* **Requirement**: Write out every line of the material as it stands, apart from the pictures.

[start of Rows]

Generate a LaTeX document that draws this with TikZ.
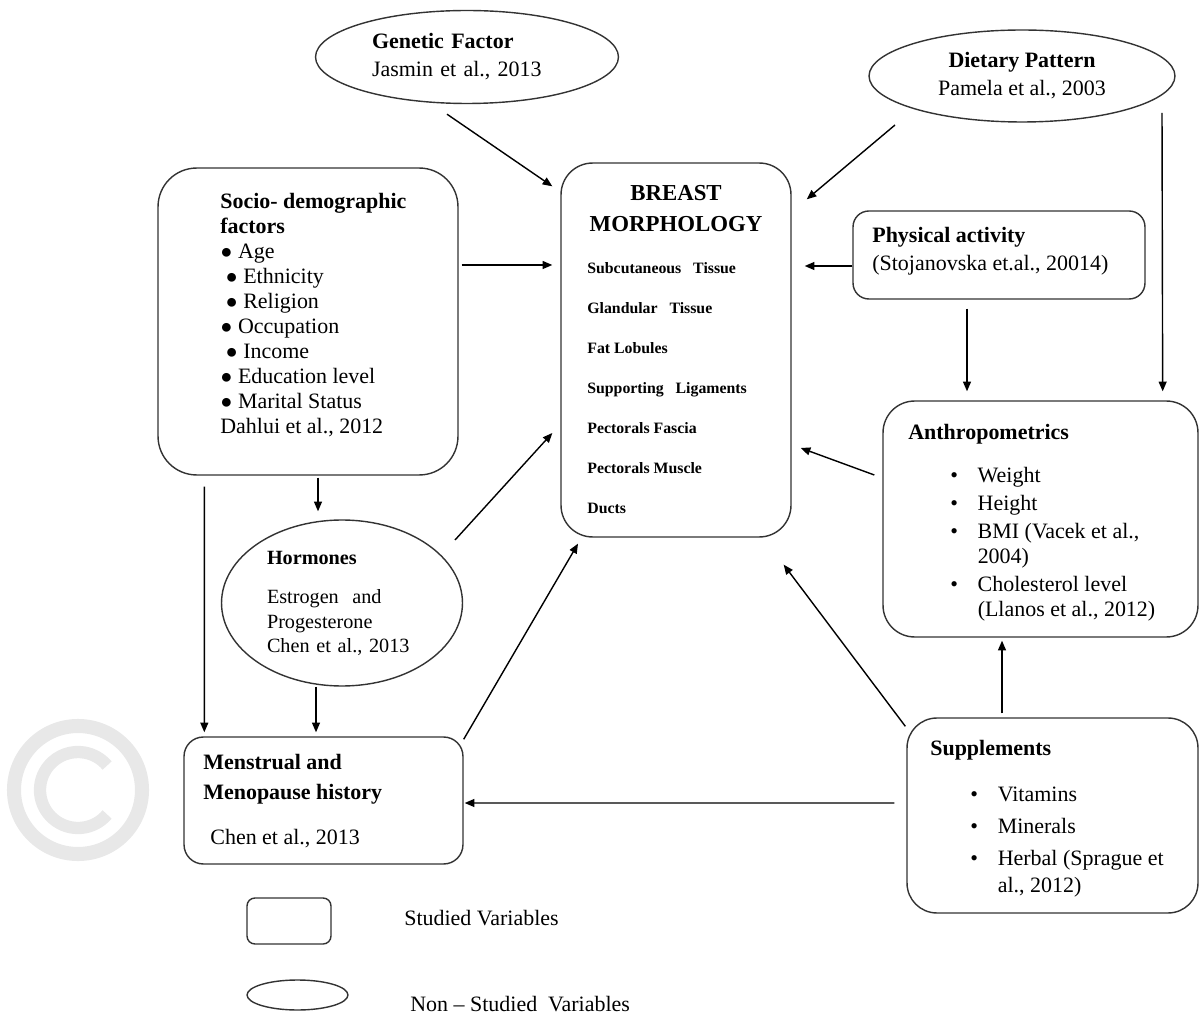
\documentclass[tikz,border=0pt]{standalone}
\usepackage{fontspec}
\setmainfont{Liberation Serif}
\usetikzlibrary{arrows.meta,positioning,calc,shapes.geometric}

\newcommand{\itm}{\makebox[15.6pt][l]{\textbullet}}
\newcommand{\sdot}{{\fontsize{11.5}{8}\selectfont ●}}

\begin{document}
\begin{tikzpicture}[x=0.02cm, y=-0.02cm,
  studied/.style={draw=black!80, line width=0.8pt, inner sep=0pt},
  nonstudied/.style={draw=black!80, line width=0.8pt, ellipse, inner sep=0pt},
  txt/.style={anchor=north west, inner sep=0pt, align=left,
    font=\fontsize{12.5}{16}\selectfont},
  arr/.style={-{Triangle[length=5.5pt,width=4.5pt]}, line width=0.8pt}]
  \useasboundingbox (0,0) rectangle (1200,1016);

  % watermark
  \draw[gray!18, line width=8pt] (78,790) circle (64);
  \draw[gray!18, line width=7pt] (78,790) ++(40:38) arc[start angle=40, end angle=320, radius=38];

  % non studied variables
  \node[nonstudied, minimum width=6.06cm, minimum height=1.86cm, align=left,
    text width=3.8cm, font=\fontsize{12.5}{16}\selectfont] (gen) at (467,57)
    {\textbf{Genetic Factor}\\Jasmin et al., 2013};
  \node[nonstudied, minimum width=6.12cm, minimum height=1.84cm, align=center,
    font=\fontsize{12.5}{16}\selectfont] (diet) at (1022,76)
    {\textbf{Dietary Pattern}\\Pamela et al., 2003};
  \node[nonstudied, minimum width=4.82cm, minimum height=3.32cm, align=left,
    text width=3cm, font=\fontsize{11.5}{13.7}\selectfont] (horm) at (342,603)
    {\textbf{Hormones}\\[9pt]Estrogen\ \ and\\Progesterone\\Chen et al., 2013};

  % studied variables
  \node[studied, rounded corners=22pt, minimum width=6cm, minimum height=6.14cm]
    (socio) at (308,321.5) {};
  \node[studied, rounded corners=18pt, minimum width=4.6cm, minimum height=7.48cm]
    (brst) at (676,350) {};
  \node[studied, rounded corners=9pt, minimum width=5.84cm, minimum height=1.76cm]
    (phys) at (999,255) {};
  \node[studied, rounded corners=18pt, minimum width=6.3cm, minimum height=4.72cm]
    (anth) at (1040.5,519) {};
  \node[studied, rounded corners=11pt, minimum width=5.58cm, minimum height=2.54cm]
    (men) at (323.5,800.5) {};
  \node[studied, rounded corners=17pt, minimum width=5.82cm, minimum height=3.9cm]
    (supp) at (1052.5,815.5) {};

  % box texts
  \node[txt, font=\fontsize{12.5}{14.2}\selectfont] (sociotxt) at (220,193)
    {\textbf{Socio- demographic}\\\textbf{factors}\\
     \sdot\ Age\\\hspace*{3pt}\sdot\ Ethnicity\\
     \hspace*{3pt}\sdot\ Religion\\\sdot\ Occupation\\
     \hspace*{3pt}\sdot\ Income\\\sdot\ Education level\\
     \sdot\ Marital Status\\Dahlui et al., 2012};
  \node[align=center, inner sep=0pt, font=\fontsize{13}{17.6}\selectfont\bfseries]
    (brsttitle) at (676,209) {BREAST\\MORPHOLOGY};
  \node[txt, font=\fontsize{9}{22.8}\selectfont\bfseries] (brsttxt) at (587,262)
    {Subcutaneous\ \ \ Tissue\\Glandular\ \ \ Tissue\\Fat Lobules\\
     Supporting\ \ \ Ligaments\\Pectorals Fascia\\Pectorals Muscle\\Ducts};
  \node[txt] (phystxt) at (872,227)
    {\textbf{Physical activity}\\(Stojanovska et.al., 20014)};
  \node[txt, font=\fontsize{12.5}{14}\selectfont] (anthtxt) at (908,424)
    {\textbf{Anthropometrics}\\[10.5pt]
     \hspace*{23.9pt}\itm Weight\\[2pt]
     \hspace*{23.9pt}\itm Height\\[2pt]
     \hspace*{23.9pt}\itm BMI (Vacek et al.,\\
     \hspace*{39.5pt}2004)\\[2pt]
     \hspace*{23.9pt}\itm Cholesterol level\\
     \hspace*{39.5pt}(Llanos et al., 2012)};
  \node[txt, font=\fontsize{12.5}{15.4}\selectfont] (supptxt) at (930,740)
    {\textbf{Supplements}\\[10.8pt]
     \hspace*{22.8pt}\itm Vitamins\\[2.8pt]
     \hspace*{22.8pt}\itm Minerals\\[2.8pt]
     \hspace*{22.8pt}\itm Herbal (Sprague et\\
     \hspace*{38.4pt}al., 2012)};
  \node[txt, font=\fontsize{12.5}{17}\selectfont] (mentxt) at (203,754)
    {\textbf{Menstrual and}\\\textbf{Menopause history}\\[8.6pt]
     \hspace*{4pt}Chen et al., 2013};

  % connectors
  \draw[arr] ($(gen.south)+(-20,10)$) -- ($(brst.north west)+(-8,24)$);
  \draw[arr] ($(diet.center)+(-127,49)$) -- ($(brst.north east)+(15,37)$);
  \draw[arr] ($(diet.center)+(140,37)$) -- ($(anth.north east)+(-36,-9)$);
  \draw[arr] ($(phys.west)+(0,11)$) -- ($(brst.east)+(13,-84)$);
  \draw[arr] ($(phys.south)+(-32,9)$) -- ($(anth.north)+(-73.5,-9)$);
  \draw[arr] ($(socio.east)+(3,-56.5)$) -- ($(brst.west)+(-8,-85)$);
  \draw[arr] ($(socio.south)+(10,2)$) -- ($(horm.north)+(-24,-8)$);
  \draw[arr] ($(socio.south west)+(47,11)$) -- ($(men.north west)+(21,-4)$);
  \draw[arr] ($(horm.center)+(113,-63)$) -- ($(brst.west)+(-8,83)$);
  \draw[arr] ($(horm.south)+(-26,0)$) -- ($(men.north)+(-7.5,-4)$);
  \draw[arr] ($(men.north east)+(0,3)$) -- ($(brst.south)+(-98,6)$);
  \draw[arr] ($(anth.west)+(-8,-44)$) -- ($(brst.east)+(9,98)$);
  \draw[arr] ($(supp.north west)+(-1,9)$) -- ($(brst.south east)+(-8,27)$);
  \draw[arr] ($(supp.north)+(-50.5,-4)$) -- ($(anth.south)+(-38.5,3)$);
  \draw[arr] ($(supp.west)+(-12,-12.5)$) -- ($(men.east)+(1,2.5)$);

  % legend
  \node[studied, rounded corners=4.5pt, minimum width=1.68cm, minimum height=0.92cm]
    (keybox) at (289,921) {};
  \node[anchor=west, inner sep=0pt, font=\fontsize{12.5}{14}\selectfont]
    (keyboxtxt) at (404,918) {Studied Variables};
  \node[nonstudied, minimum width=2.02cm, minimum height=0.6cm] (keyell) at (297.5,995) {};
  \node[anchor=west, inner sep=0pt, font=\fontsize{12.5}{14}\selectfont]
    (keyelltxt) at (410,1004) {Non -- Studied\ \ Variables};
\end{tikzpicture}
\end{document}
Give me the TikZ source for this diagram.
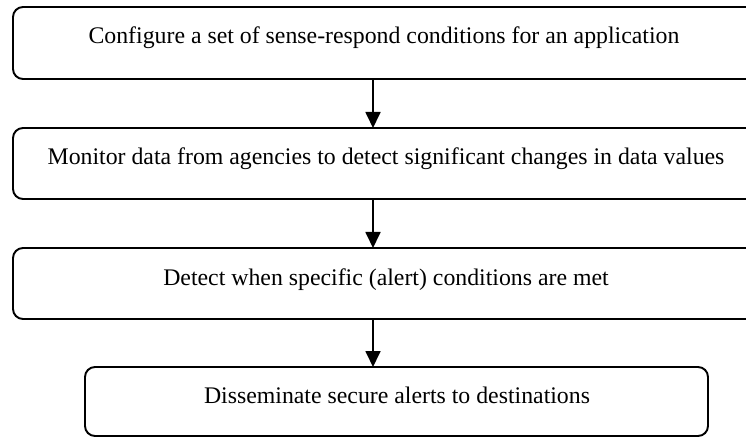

[end of Rows]

* **Final result**:
Generate a LaTeX document that draws this with TikZ.
\documentclass[tikz,border=0pt]{standalone}
\usepackage{fontspec}
\setmainfont{Liberation Serif}
\usetikzlibrary{arrows.meta,positioning,calc,shapes.geometric}

\newcommand{\itm}{\makebox[15.6pt][l]{\textbullet}}
\newcommand{\sdot}{{\fontsize{11.5}{8}\selectfont ●}}

\begin{document}
\begin{tikzpicture}[x=0.02cm, y=-0.02cm,
  studied/.style={draw=black!80, line width=0.8pt, inner sep=0pt},
  nonstudied/.style={draw=black!80, line width=0.8pt, ellipse, inner sep=0pt},
  txt/.style={anchor=north west, inner sep=0pt, align=left,
    font=\fontsize{12.5}{16}\selectfont},
  arr/.style={-{Triangle[length=5.5pt,width=4.5pt]}, line width=0.8pt}]
  \useasboundingbox (0,0) rectangle (1200,1016);

  % watermark
  \draw[gray!18, line width=8pt] (78,790) circle (64);
  \draw[gray!18, line width=7pt] (78,790) ++(40:38) arc[start angle=40, end angle=320, radius=38];

  % non studied variables
  \node[nonstudied, minimum width=6.06cm, minimum height=1.86cm, align=left,
    text width=3.8cm, font=\fontsize{12.5}{16}\selectfont] (gen) at (467,57)
    {\textbf{Genetic Factor}\\Jasmin et al., 2013};
  \node[nonstudied, minimum width=6.12cm, minimum height=1.84cm, align=center,
    font=\fontsize{12.5}{16}\selectfont] (diet) at (1022,76)
    {\textbf{Dietary Pattern}\\Pamela et al., 2003};
  \node[nonstudied, minimum width=4.82cm, minimum height=3.32cm, align=left,
    text width=3cm, font=\fontsize{11.5}{13.7}\selectfont] (horm) at (342,603)
    {\textbf{Hormones}\\[9pt]Estrogen\ \ and\\Progesterone\\Chen et al., 2013};

  % studied variables
  \node[studied, rounded corners=22pt, minimum width=6cm, minimum height=6.14cm]
    (socio) at (308,321.5) {};
  \node[studied, rounded corners=18pt, minimum width=4.6cm, minimum height=7.48cm]
    (brst) at (676,350) {};
  \node[studied, rounded corners=9pt, minimum width=5.84cm, minimum height=1.76cm]
    (phys) at (999,255) {};
  \node[studied, rounded corners=18pt, minimum width=6.3cm, minimum height=4.72cm]
    (anth) at (1040.5,519) {};
  \node[studied, rounded corners=11pt, minimum width=5.58cm, minimum height=2.54cm]
    (men) at (323.5,800.5) {};
  \node[studied, rounded corners=17pt, minimum width=5.82cm, minimum height=3.9cm]
    (supp) at (1052.5,815.5) {};

  % box texts
  \node[txt, font=\fontsize{12.5}{14.2}\selectfont] (sociotxt) at (220,193)
    {\textbf{Socio- demographic}\\\textbf{factors}\\
     \sdot\ Age\\\hspace*{3pt}\sdot\ Ethnicity\\
     \hspace*{3pt}\sdot\ Religion\\\sdot\ Occupation\\
     \hspace*{3pt}\sdot\ Income\\\sdot\ Education level\\
     \sdot\ Marital Status\\Dahlui et al., 2012};
  \node[align=center, inner sep=0pt, font=\fontsize{13}{17.6}\selectfont\bfseries]
    (brsttitle) at (676,209) {BREAST\\MORPHOLOGY};
  \node[txt, font=\fontsize{9}{22.8}\selectfont\bfseries] (brsttxt) at (587,262)
    {Subcutaneous\ \ \ Tissue\\Glandular\ \ \ Tissue\\Fat Lobules\\
     Supporting\ \ \ Ligaments\\Pectorals Fascia\\Pectorals Muscle\\Ducts};
  \node[txt] (phystxt) at (872,227)
    {\textbf{Physical activity}\\(Stojanovska et.al., 20014)};
  \node[txt, font=\fontsize{12.5}{14}\selectfont] (anthtxt) at (908,424)
    {\textbf{Anthropometrics}\\[10.5pt]
     \hspace*{23.9pt}\itm Weight\\[2pt]
     \hspace*{23.9pt}\itm Height\\[2pt]
     \hspace*{23.9pt}\itm BMI (Vacek et al.,\\
     \hspace*{39.5pt}2004)\\[2pt]
     \hspace*{23.9pt}\itm Cholesterol level\\
     \hspace*{39.5pt}(Llanos et al., 2012)};
  \node[txt, font=\fontsize{12.5}{15.4}\selectfont] (supptxt) at (930,740)
    {\textbf{Supplements}\\[10.8pt]
     \hspace*{22.8pt}\itm Vitamins\\[2.8pt]
     \hspace*{22.8pt}\itm Minerals\\[2.8pt]
     \hspace*{22.8pt}\itm Herbal (Sprague et\\
     \hspace*{38.4pt}al., 2012)};
  \node[txt, font=\fontsize{12.5}{17}\selectfont] (mentxt) at (203,754)
    {\textbf{Menstrual and}\\\textbf{Menopause history}\\[8.6pt]
     \hspace*{4pt}Chen et al., 2013};

  % connectors
  \draw[arr] ($(gen.south)+(-20,10)$) -- ($(brst.north west)+(-8,24)$);
  \draw[arr] ($(diet.center)+(-127,49)$) -- ($(brst.north east)+(15,37)$);
  \draw[arr] ($(diet.center)+(140,37)$) -- ($(anth.north east)+(-36,-9)$);
  \draw[arr] ($(phys.west)+(0,11)$) -- ($(brst.east)+(13,-84)$);
  \draw[arr] ($(phys.south)+(-32,9)$) -- ($(anth.north)+(-73.5,-9)$);
  \draw[arr] ($(socio.east)+(3,-56.5)$) -- ($(brst.west)+(-8,-85)$);
  \draw[arr] ($(socio.south)+(10,2)$) -- ($(horm.north)+(-24,-8)$);
  \draw[arr] ($(socio.south west)+(47,11)$) -- ($(men.north west)+(21,-4)$);
  \draw[arr] ($(horm.center)+(113,-63)$) -- ($(brst.west)+(-8,83)$);
  \draw[arr] ($(horm.south)+(-26,0)$) -- ($(men.north)+(-7.5,-4)$);
  \draw[arr] ($(men.north east)+(0,3)$) -- ($(brst.south)+(-98,6)$);
  \draw[arr] ($(anth.west)+(-8,-44)$) -- ($(brst.east)+(9,98)$);
  \draw[arr] ($(supp.north west)+(-1,9)$) -- ($(brst.south east)+(-8,27)$);
  \draw[arr] ($(supp.north)+(-50.5,-4)$) -- ($(anth.south)+(-38.5,3)$);
  \draw[arr] ($(supp.west)+(-12,-12.5)$) -- ($(men.east)+(1,2.5)$);

  % legend
  \node[studied, rounded corners=4.5pt, minimum width=1.68cm, minimum height=0.92cm]
    (keybox) at (289,921) {};
  \node[anchor=west, inner sep=0pt, font=\fontsize{12.5}{14}\selectfont]
    (keyboxtxt) at (404,918) {Studied Variables};
  \node[nonstudied, minimum width=2.02cm, minimum height=0.6cm] (keyell) at (297.5,995) {};
  \node[anchor=west, inner sep=0pt, font=\fontsize{12.5}{14}\selectfont]
    (keyelltxt) at (410,1004) {Non -- Studied\ \ Variables};
\end{tikzpicture}
\end{document}
Give me the TikZ source for this diagram.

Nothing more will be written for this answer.